_EXERCISE INPUT_:
[BEGIN]

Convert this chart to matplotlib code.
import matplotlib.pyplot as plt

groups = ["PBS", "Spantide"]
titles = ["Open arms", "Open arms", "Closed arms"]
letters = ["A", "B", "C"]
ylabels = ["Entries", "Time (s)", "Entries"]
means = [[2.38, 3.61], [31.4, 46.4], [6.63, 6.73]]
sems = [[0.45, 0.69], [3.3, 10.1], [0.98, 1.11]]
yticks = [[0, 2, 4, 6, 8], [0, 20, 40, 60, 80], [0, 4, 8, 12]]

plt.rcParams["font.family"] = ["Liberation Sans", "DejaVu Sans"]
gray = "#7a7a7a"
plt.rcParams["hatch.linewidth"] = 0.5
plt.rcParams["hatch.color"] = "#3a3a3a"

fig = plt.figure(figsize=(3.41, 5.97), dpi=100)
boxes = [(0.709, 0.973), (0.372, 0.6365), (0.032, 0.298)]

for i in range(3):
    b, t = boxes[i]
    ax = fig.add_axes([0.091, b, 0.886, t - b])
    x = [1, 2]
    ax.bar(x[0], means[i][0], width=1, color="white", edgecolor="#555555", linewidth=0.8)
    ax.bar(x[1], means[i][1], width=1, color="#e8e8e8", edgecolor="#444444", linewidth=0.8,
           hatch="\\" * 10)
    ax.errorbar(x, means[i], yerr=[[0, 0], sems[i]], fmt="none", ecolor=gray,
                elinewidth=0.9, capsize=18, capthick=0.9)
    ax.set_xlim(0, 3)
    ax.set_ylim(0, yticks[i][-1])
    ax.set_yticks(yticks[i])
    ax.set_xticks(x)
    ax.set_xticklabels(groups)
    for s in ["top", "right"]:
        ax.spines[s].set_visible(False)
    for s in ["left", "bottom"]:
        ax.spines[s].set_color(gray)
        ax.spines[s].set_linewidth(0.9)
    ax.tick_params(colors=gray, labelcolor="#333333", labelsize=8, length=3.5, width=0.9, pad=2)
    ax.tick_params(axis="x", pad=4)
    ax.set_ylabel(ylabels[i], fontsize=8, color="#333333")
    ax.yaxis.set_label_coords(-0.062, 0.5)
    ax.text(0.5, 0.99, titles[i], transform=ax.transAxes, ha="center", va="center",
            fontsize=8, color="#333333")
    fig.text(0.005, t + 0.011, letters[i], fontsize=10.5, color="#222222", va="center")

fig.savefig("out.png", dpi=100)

[END]
[BEGIN]

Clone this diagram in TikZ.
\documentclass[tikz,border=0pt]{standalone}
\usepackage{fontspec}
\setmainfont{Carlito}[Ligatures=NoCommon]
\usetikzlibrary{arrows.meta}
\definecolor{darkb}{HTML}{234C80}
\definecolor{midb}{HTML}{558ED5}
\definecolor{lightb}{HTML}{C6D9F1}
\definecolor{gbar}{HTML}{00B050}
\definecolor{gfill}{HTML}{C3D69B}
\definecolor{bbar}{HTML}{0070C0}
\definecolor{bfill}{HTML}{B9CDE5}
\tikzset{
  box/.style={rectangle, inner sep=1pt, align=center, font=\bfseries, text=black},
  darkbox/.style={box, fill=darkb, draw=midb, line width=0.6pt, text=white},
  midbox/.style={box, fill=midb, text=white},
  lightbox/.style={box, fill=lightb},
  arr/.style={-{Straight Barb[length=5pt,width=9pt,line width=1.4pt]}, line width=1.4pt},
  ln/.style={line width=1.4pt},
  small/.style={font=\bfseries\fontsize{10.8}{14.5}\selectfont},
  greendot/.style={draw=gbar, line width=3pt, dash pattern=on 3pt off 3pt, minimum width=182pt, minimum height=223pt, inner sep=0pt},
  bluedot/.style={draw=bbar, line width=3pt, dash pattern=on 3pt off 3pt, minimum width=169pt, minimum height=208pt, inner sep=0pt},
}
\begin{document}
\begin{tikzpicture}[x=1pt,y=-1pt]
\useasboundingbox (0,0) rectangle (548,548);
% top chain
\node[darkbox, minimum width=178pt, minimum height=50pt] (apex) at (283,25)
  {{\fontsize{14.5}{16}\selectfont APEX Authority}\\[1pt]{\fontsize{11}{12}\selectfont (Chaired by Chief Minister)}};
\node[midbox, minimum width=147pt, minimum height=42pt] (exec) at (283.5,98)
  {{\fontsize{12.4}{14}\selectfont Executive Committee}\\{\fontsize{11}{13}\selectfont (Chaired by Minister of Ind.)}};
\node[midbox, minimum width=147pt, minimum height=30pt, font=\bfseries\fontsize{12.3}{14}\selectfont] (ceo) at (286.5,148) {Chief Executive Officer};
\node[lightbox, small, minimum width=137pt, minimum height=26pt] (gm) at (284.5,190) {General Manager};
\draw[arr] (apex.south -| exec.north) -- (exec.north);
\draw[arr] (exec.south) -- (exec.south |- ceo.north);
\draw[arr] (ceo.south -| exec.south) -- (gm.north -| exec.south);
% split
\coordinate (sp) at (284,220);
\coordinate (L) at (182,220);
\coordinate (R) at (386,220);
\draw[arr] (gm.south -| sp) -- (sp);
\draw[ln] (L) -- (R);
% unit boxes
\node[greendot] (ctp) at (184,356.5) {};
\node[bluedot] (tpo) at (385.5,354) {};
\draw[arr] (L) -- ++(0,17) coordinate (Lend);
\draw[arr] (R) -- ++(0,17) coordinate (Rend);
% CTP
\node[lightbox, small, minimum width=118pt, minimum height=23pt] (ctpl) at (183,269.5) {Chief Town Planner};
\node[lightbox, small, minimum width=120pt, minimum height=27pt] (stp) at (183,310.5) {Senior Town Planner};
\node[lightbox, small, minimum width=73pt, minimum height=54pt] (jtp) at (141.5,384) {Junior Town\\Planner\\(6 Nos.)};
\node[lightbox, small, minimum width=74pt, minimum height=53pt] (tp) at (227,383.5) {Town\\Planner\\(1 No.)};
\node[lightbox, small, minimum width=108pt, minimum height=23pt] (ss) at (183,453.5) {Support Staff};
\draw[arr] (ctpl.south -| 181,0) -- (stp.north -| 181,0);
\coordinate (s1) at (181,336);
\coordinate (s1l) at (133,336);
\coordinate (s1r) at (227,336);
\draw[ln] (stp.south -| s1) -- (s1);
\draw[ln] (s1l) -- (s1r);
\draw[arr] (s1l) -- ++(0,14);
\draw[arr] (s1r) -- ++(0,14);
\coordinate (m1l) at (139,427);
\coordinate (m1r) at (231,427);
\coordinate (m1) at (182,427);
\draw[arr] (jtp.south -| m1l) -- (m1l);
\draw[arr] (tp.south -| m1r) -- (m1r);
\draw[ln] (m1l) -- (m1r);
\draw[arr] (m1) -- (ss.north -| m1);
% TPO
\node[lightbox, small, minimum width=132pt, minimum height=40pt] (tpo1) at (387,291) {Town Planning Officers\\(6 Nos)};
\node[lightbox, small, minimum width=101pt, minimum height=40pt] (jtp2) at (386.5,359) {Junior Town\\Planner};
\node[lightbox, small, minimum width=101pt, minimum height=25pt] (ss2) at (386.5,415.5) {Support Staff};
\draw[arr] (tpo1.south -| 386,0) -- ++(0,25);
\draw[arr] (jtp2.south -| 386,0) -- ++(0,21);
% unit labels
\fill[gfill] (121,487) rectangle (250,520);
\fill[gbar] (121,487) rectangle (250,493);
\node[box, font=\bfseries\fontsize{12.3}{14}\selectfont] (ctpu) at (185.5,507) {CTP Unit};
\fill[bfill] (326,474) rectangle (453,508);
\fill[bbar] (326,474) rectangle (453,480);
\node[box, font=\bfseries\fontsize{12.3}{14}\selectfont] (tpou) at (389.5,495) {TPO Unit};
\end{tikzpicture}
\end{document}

[END]

_EXERCISE AIM_: Collect each line above holding the string "matplotlib".

_ANSWER TO THE TASK_:
Convert this chart to matplotlib code.
import matplotlib.pyplot as plt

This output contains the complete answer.